Bacchic teletai must have created bonds between participants, but we do not know how ties were maintained. The tiny gold tablets, found in graves of both males and females, are thickest in the fourth century and continue through the second century BC, with only a very few dated later. In the hellenistic and Roman periods, however, independent private organizations celebrating mysteries of Dionysus were springing up all around the Mediterranean. These Bacchic groups recognized no central ritual authority. Each local group handled its own organization, chose its own priests and officers, and managed its own budget. Individual status was based on a hierarchy of secret rites called musteeria or teletai, terms that should have implied serious and restricted rites. Inscriptions rank members according to categories with titles like bakkhoi or bakkhai, bakkheastai, iobakkhoi, arkhibakkhos, mustai, summustai, arkhi-mustai, neomustai, arkhaios mustes, thiaseitai, narthekophoroi (narthex-carriers), thur-sophoroi (thursos-bearers), or boukoloi (cowherds). Titles varied from place to place, and there were no rules about the actual content of local rites. Groups were called thiasos, speira, bakkheion, bakkhikos thiasos, or simply Dionysiastai. Some groups may even have claimed ceremonies that guaranteed protection after death, but we cannot vouch for such a claim because gold tablets and Bacchic groups attested epigraphically do not occur together.
The people who took gold tablets to the grave were discreet. They did not need to advertise their ritual status on their tombstones. Reference to Bacchic teletai in epitaphs, therefore, is rare and ambiguous (Cole 1993b). The person whose ashes were buried in the gold-covered krater at Derveni claimed no special Bacchic status. The scene on the krater depicting Lykourgos raving with the wrong kind of Bacchic mania did not have to be made public because the eyes for which the scene was intended were not mortal. The subject was chosen by one who understood that those who had experienced the telestike mania of Dionysus could expect to tread the road with the other bakkhoi and mustai. Having ‘‘rightly raved’’ in special ritual service to Dionysus, they ‘‘had been made healthy for the present and for the future.’’
GUIDE TO FURTHER READING
Carpenter and Faraone 1993 introduce modern scholarship on Dionysus. For the problems of understanding Dionysiac ritual, Henrichs 1978 and 1982 are fundamental. Otto 1965 (original edition 1933) is still the most engaging single-volume study. Seaford 1996 publishes Diggle’s text (with modifications) of Euripides’ Bacchae together with English translation and commentary designed for students. Dodds 19602 should not be ignored, and readers of Seaford will find much to ponder in Rainer 2000. Versnel 1990 includes a long chapter on Dionysus.

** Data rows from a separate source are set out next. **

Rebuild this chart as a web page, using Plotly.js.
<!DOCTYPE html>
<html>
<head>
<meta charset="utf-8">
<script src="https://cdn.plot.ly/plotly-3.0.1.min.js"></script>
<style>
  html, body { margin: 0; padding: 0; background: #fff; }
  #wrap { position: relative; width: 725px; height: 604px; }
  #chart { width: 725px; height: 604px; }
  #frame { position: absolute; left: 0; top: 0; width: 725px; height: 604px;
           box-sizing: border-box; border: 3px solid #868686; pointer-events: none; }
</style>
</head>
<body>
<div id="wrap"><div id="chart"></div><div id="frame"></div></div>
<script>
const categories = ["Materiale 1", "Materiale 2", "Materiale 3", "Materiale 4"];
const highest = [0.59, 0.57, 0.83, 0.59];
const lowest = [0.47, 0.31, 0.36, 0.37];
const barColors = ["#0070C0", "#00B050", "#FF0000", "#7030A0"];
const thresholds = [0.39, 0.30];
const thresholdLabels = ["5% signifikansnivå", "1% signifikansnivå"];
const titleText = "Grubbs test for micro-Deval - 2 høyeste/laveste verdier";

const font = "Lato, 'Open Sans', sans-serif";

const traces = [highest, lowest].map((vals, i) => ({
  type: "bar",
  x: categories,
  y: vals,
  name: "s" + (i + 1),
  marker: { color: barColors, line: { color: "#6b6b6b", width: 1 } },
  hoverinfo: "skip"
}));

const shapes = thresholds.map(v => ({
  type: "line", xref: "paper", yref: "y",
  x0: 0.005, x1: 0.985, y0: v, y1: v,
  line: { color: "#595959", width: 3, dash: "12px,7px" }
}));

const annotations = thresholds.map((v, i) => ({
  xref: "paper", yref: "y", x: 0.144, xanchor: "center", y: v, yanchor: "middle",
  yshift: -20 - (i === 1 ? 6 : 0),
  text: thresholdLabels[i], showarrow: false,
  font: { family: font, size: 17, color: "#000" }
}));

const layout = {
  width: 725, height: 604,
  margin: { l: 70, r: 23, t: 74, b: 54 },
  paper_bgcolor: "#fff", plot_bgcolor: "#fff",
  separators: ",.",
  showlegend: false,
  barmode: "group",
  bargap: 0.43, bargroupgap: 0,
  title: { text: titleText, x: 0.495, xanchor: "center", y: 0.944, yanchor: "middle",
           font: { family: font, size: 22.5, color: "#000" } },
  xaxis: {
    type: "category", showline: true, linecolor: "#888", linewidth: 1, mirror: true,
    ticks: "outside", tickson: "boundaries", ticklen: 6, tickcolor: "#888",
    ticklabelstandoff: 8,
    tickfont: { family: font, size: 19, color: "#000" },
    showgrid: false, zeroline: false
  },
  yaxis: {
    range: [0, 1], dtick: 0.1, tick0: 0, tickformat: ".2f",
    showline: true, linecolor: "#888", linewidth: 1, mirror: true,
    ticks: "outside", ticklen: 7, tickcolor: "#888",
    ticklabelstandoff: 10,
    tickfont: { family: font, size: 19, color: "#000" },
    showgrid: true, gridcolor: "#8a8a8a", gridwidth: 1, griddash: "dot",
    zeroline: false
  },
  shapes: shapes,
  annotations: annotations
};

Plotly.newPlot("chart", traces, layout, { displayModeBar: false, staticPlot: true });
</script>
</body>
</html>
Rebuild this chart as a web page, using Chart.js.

Le Guen 2001 and Aneziri 2003 collect and comment on the inscriptions concerning the Dionysiac Technitai, and Jaccottet 2003 has collected inscriptions of local Bacchic associations and their members. The essays in L’Association dionysiaques 1986 cover Dionysiac issues in the hellenistic and Roman periods.
Dionysiac iconography has been well served by Carpenter 1986 and 1997a, Frontisi-Ducroux 1991 and 1995, Hedreen 1992, Isler-Kerenyi 2004, and Lissarague 1990b. Henrichs 1987 presents a well-balanced critical discussion of the problems of interpreting Dionysiac imagery.
For focused studies Casadio 1994 on the Argolid and Casadio 1999 on Corinth, Sicyon, and Troizen define local issues. R. Hamilton 1992 concentrates on the Anthesteria and collects the relevant the Greek texts.
Riedwig 1998 provides up-to-date, edited texts of ten of the gold tablets. For an introduction to the tablets, see Cole 2003 and Graf 1993a, and for the relation between Orphic mysteries and Dionysiac ritual, N. Robertson 2003. Lada-Richards 1999 argues that initiation ritual shaped Aristophanes’ Frogs, and Edmonds 2004 discusses the gold tablets as records of personal belief and Bacchic ritual as a means of achieving a new identity. Burkert 1987a is crucial for analysis of Dionysiac mysteries. Merkelbach 1988 covers these mysteries in the Imperial period, providing a collection of relevant reliefs and mosaics.